Saturday, March 20, 2010

24. How I Live Now by Meg Rosoff

"Rosoff's story begins in modern day London, slightly in the future, and as its heroine has a 15-year-old Manhattanite called Daisy. She's picked up at the airport by Edmond, her English cousin, a boy in whose life she is destined to become intricately entwined. Daisy stays at her Aunt Penn's country farmhouse for the summer with Edmond and her other cousins. They spend some idyllic weeks together--often alone with Aunt Penn away travelling in Norway. Daisy's cousins seem to have an almost telepathic bond, and Daisy is mesmerized by Edmond and soon falls in love with him.

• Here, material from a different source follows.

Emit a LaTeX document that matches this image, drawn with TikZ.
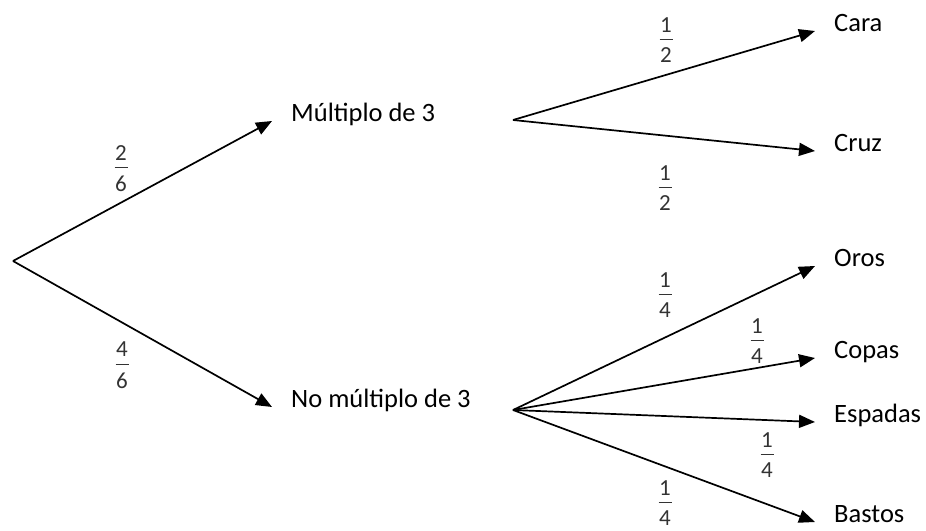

But their world changes forever when an unnamed aggressor invades England and begins a years-long occupation. Daisy and Edmond are separated when soldiers take over their home, and Daisy and Piper, her younger cousin, must travel to another place to work. Their experiences of occupation are never kind and Daisy's pain, living without Edmond, is tangible." Review

This book was a strange reading experience for me.  The lack of punctuation and run-on, long, long, long, sentences took some getting used to; but were actually perfect for the voice of Daisy.  She is such a conflicted character and watching her grow up made the book.  She was not appealing at all at first; and it was slow going there for a while; but things pick up and the story becomes so compelling.  This is not a pretty story, but very realistic and thought-provoking.   I liked how a young reviewer on related to setting a war in England in the future without the constraints of actual history but with the all-too-real burdens of the deprivations, grief and hardships of war.  I did struggle with the ending of the book, not the fact that it was not a fairy-tale, happily-ever-after ending; but that it seemed to end so abruptly.  I just needed some more details.  But overall, I found it to be a well-written, topical and fascinating book.